Quality Assessment for Linked Data: A Survey

Tracking #: 773-1983

Authors: 
Amrapali Zaveri
Anisa Rula
Andrea Maurino
Ricardo Pietrobon
Jens Lehmann
Sören Auer

Responsible editor: 
Pascal Hitzler

Submission type: 
Survey Article
Abstract: 
The development and standardization of semantic web technologies has resulted in an unprecedented volume of data being published on the Web as Linked Data (LD). However, we observe widely varying data quality ranging from extensively curated datasets to crowdsourced and extracted data of relatively low quality. In this article, we present the results of a systematic review of approaches for assessing the quality of LD. We gather existing approaches and analyze them qualitatively. In particular, we unify and formalize commonly used terminologies across papers related to data quality and provide a comprehensive list of 18 quality dimensions and 69 metrics. Additionally, we qualitatively analyze the 30 core approaches and 12 tools using a set of attributes. The aim of this article is to provide researchers and data curators a comprehensive understanding of existing work, thereby encouraging further experimentation and development of new approaches focused towards data quality, specifically for LD.
Full PDF Version: 
Tags: 
Reviewed

Decision/Status: 
Accept

Solicited Reviews:
Click to Expand/Collapse
Review #1
By Aba-Sah Dadzie submitted on 27/Nov/2014
Suggestion:
Accept
Review Comment:

The paper is, overall, now fairly easy to follow, and should provide a good guide to the reader looking for information on data quality in the field. The update to 2014 also increases currency and breadth.

A few additional comments:

* The introduction states exclusion criteria include non-peer reviewed publications. This therefore excludes theses - they are examined, not peer-reviewed. The section about the selection of approaches and referencing should either state this exception or explain why theses are considered to be peer-reviewed. Note this comment is based not on the content or value of theses, but simply the way in which academic literature is classified.
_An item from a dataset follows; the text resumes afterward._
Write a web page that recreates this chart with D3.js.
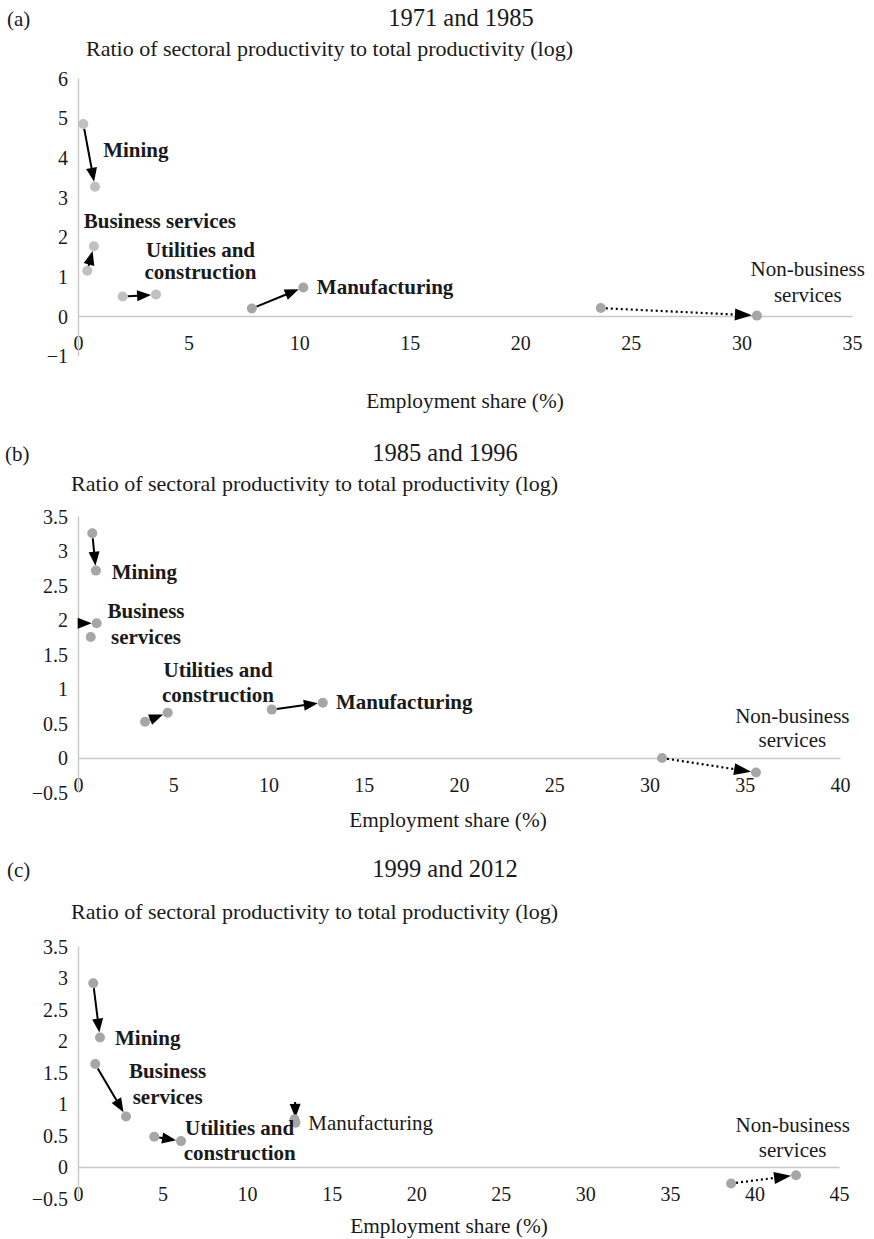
<!DOCTYPE html>
<html><head><meta charset="utf-8">
<script src="https://cdn.jsdelivr.net/npm/d3@7"></script>
<style>
body{margin:0;background:#fff}
text{font-family:"Liberation Serif","Times New Roman",serif;fill:#1a1a1a}
</style>
</head><body>
<svg id="chart" width="874" height="1239"></svg>
<script>
// ---------------- DATA ----------------
const sectors = ["Mining", "Business services", "Utilities and construction", "Manufacturing", "Non-business services"];

// (a) 1971 -> 1985
const empA0  = [0.24, 0.42, 2.02, 7.86, 23.64];
const prodA0 = [4.84, 1.14, 0.49, 0.19, 0.20];
const empA1  = [0.77, 0.72, 3.53, 10.19, 30.70];
const prodA1 = [3.26, 1.76, 0.54, 0.72, 0.01];

// (b) 1985 -> 1996
const empB0  = [0.75, 0.67, 3.52, 10.17, 30.66];
const prodB0 = [3.25, 1.75, 0.525, 0.70, 0.00];
const empB1  = [0.94, 0.98, 4.71, 12.85, 35.59];
const prodB1 = [2.71, 1.95, 0.655, 0.80, -0.21];

// (c) 1999 -> 2012
const empC0  = [0.90, 1.02, 4.51, 12.80, 38.62];
const prodC0 = [2.91, 1.63, 0.48, 0.755, -0.26];
const empC1  = [1.30, 2.84, 6.09, 12.86, 42.46];
const prodC1 = [2.05, 0.80, 0.41, 0.70, -0.13];

const titles = ["1971 and 1985", "1985 and 1996", "1999 and 2012"];
const tags = ["(a)", "(b)", "(c)"];
const yTitle = "Ratio of sectoral productivity to total productivity (log)";
const xTitle = "Employment share (%)";

const xTicksA = [0, 5, 10, 15, 20, 25, 30, 35];
const yTicksA = [-1, 0, 1, 2, 3, 4, 5, 6];
const xTicksB = [0, 5, 10, 15, 20, 25, 30, 35, 40];
const yTicksB = [-0.5, 0, 0.5, 1, 1.5, 2, 2.5, 3, 3.5];
const xTicksC = [0, 5, 10, 15, 20, 25, 30, 35, 40, 45];
const yTicksC = [-0.5, 0, 0.5, 1, 1.5, 2, 2.5, 3, 3.5];

// ---------------- LAYOUT / STYLE ----------------
const panels = [
  { x0: empA0, y0: prodA0, x1: empA1, y1: prodA1, xt: xTicksA, yt: yTicksA,
    xr: [78, 852], yr: [355.67, 78],
    tag: [7, 26], title: [461, 26], ytitle: [86, 56], xtitle: [465, 408],
    colors: ["#c0c0c0", "#c0c0c0", "#c0c0c0", "#a6a6a6", "#a6a6a6"],
    arrowFrom: [null, null, null, null, null],
    labels: [
      { lines: ["Mining"], bold: true, anchor: "start", x: 1.14, y: 4.02 },
      { lines: ["Business services"], bold: true, anchor: "start", x: 0.26, y: 2.21 },
      { lines: ["Utilities and", "construction"], bold: true, anchor: "middle", x: 5.54, y: 1.495, lh: 22.6 },
      { lines: ["Manufacturing"], bold: true, anchor: "start", x: 10.80, y: 0.555 },
      { lines: ["Non-business", "services"], bold: false, anchor: "middle", x: 33.0, y: 1.01, lh: 25.7 }
    ] },
  { x0: empB0, y0: prodB0, x1: empB1, y1: prodB1, xt: xTicksB, yt: yTicksB,
    xr: [78, 840], yr: [792.57, 516],
    tag: [5, 461], title: [445, 461], ytitle: [71, 491], xtitle: [448, 827],
    colors: ["#a6a6a6", "#a6a6a6", "#a6a6a6", "#a6a6a6", "#a6a6a6"],
    arrowFrom: [null, [0, 1.95], null, null, null],
    labels: [
      { lines: ["Mining"], bold: true, anchor: "start", x: 1.77, y: 2.59 },
      { lines: ["Business", "services"], bold: true, anchor: "middle", x: 3.57, y: 2.02, lh: 25.7 },
      { lines: ["Utilities and", "construction"], bold: true, anchor: "middle", x: 7.35, y: 1.176, lh: 25 },
      { lines: ["Manufacturing"], bold: true, anchor: "start", x: 13.54, y: 0.704 },
      { lines: ["Non-business", "services"], bold: false, anchor: "middle", x: 37.5, y: 0.502, lh: 24 }
    ] },
  { x0: empC0, y0: prodC0, x1: empC1, y1: prodC1, xt: xTicksC, yt: yTicksC,
    xr: [78, 839], yr: [1198.57, 946],
    tag: [7, 877], title: [445, 877], ytitle: [71, 919], xtitle: [449, 1233],
    colors: ["#a6a6a6", "#a6a6a6", "#a6a6a6", "#a6a6a6", "#a6a6a6"],
    arrowFrom: [null, null, null, [12.84, 1.03], null],
    labels: [
      { lines: ["Mining"], bold: true, anchor: "start", x: 2.19, y: 1.93 },
      { lines: ["Business", "services"], bold: true, anchor: "middle", x: 5.30, y: 1.405, lh: 25.7 },
      { lines: ["Utilities and", "construction"], bold: true, anchor: "middle", x: 9.56, y: 0.507, lh: 25 },
      { lines: ["Manufacturing"], bold: false, anchor: "start", x: 13.62, y: 0.586 },
      { lines: ["Non-business", "services"], bold: false, anchor: "middle", x: 42.26, y: 0.559, lh: 25 }
    ] }
];

const svg = d3.select("#chart");
const fmt = d => d < 0 ? "\u2212" + Math.abs(d) : String(d);
const R = 5;

function drawArrow(g, p1, p2, dotted, trimStart) {
  const dx = p2[0] - p1[0], dy = p2[1] - p1[1];
  const len = Math.hypot(dx, dy);
  const ux = dx / len, uy = dy / len;
  const L = dotted ? 17 : 14, W = dotted ? 6 : 5.5;
  const sx = p1[0] + ux * (trimStart ? R : 0), sy = p1[1] + uy * (trimStart ? R : 0);
  const tx = p2[0] - ux * R, ty = p2[1] - uy * R;
  const bx = tx - ux * L, by = ty - uy * L;
  if ((bx - sx) * ux + (by - sy) * uy > 0) {
    g.append("line").attr("x1", sx).attr("y1", sy).attr("x2", bx + ux * 1).attr("y2", by + uy * 1)
      .attr("stroke", "#000").attr("stroke-width", dotted ? 2.2 : 2)
      .attr("stroke-dasharray", dotted ? "2,3" : null);
  }
  const px = -uy, py = ux;
  g.append("polygon")
    .attr("points", [[tx, ty], [bx + px * W, by + py * W], [bx - px * W, by - py * W]].map(p => p.join(",")).join(" "))
    .attr("fill", "#000");
}

panels.forEach((p, i) => {
  const g = svg.append("g");
  const x = d3.scaleLinear().domain([p.xt[0], p.xt[p.xt.length - 1]]).range(p.xr);
  const y = d3.scaleLinear().domain([p.yt[0], p.yt[p.yt.length - 1]]).range(p.yr);

  // axes (lines through zero, no ticks)
  const xAxis = d3.axisBottom(x).tickValues(p.xt).tickFormat(fmt).tickSize(0).tickPadding(27);
  const gx = g.append("g").attr("transform", `translate(0,${y(0)})`).call(xAxis);
  gx.select(".domain").attr("stroke", "#c8c8c8").attr("stroke-width", 1.4);
  gx.selectAll("text").attr("font-size", 20).attr("font-family", "Liberation Serif").attr("fill", "#1a1a1a")
    .attr("dy", "0.35em").attr("y", 27);

  const yAxis = d3.axisLeft(y).tickValues(p.yt).tickFormat(fmt).tickSize(0).tickPadding(10);
  const gy = g.append("g").attr("transform", `translate(${x(0)},0)`).call(yAxis);
  gy.select(".domain").attr("stroke", "#c8c8c8").attr("stroke-width", 1.4);
  gy.selectAll("text").attr("font-size", 20).attr("font-family", "Liberation Serif").attr("fill", "#1a1a1a")
    .attr("dy", "0.35em");

  // texts
  g.append("text").attr("x", p.tag[0]).attr("y", p.tag[1]).attr("font-size", 21).text(tags[i]);
  g.append("text").attr("x", p.title[0]).attr("y", p.title[1]).attr("font-size", 24.5)
    .attr("text-anchor", "middle").text(titles[i]);
  g.append("text").attr("x", p.ytitle[0]).attr("y", p.ytitle[1]).attr("font-size", 22).text(yTitle);
  g.append("text").attr("x", p.xtitle[0]).attr("y", p.xtitle[1]).attr("font-size", 21.3)
    .attr("text-anchor", "middle").text(xTitle);

  // arrows
  const ga = g.append("g");
  sectors.forEach((s, k) => {
    const from = p.arrowFrom[k];
    const p1 = from ? [x(from[0]), y(from[1])] : [x(p.x0[k]), y(p.y0[k])];
    const p2 = [x(p.x1[k]), y(p.y1[k])];
    drawArrow(ga, p1, p2, k === 4, !from);
  });

  // points
  const pts = [];
  sectors.forEach((s, k) => {
    pts.push({ x: p.x0[k], y: p.y0[k], c: p.colors[k] });
    pts.push({ x: p.x1[k], y: p.y1[k], c: p.colors[k] });
  });
  g.append("g").selectAll("circle").data(pts).join("circle")
    .attr("cx", d => x(d.x)).attr("cy", d => y(d.y)).attr("r", R).attr("fill", d => d.c);

  // labels
  p.labels.forEach(l => {
    const t = g.append("text").attr("x", x(l.x)).attr("y", y(l.y)).attr("font-size", 21)
      .attr("font-weight", l.bold ? "bold" : "normal").attr("text-anchor", l.anchor);
    l.lines.forEach((ln, j) => {
      t.append("tspan").attr("x", x(l.x)).attr("y", y(l.y) + j * (l.lh || 25)).text(ln);
    });
  });
});
</script>
</body></html>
* The concluding sections of the paper mention for the first (and only) time one of the references on which the selection of data quality criteria was based (actually stated as that which provided the initial list). This should be brought forward to the introduction when the methodology followed is described. While this is for the authors to decide on, it would be useful to provide a bit more detail on the contribution to the analysis/paper.

* the intra-relations in 4.2.6 are a bit confusing, at least partly because they're written differently from all the others. At the end of this section I'm still not sure what this is saying - what I read is that this set may or may not give a measure of quality or correctness. I would have thought that using them in concert SHOULD resolve the issues highlighted?

* if demos are classed as not available (S5.4), surely LinkQA must be considered as such - if the user can select no input and all other features/test criteria are automatically set it is a demo.

* check that all the criteria in the tables match what is in the text - they're mostly identical or near so, however, e.g.,
- I1 includes "(ii) via crowdsourcing [1,64]" in Table 2 but this is not discussed in the text.
- S2 also in Table 2 - "verifying authenticity of the dataset based on a provenance vocabulary such as the author and his contributors," - author and contributors are NOT provenance vocabulary - in this case the text actually states this correctly.
- CS6 in Table 3 - "...such that reasoning over data using those external terms is affected ..." - the matching text says the opposite - "such that reasoning over data using those external terms is [not] affected" - which of these is correct? - I would suspect the latter?

* am not convinced that either conclusion in footnote 20 is substantiated. Importantly, how does large size generate "semantically incorrect rules"?

* end, s.5 - "DaCura, TripleCheck- Mate, LiQuate (2013) and RDFUnit (2014) and [?] are currently being maintained." - is there a tool missing or is this a typo? - where '[?]' inserted

* there are a number of grammatical errors/typos that need to be fixed. There's also noticeable change in writing style in S5.4. A proofread should probably resolve both.

* on structure:

- a few tables are placed a couple of pages after where they are first mentioned. Bringing them to the first position in the text where there is enough room to place them makes it easier to do the heavy cross-referencing needed to read them.

- why is a bit.ly used for the mendeley url in footnote 4 - space isn't an issue, and the full url is more meaningful

- there's a bit of inconsistency in citation and referencing. E.g.,
* Fürber et al. [20] referred to several times as "he" (as opposed to "they")
* a few references in the text are not accompanied by reference numbers
* the same conference series with differences in full form and/or acronym.
* reference 19 is in German - target readership is English, would be useful to provide a translation of the title with it. Actually, this IS done, in table 1, but it took double-checking to confirm it was the same reference - needs to be done in the references section as well.
* not a deal breaker, but, e.g., 51 is a collection - this is not obvious either in the way it is cited, nor in the references (using eds. would help) - in the latter it appears to be an incomplete reference.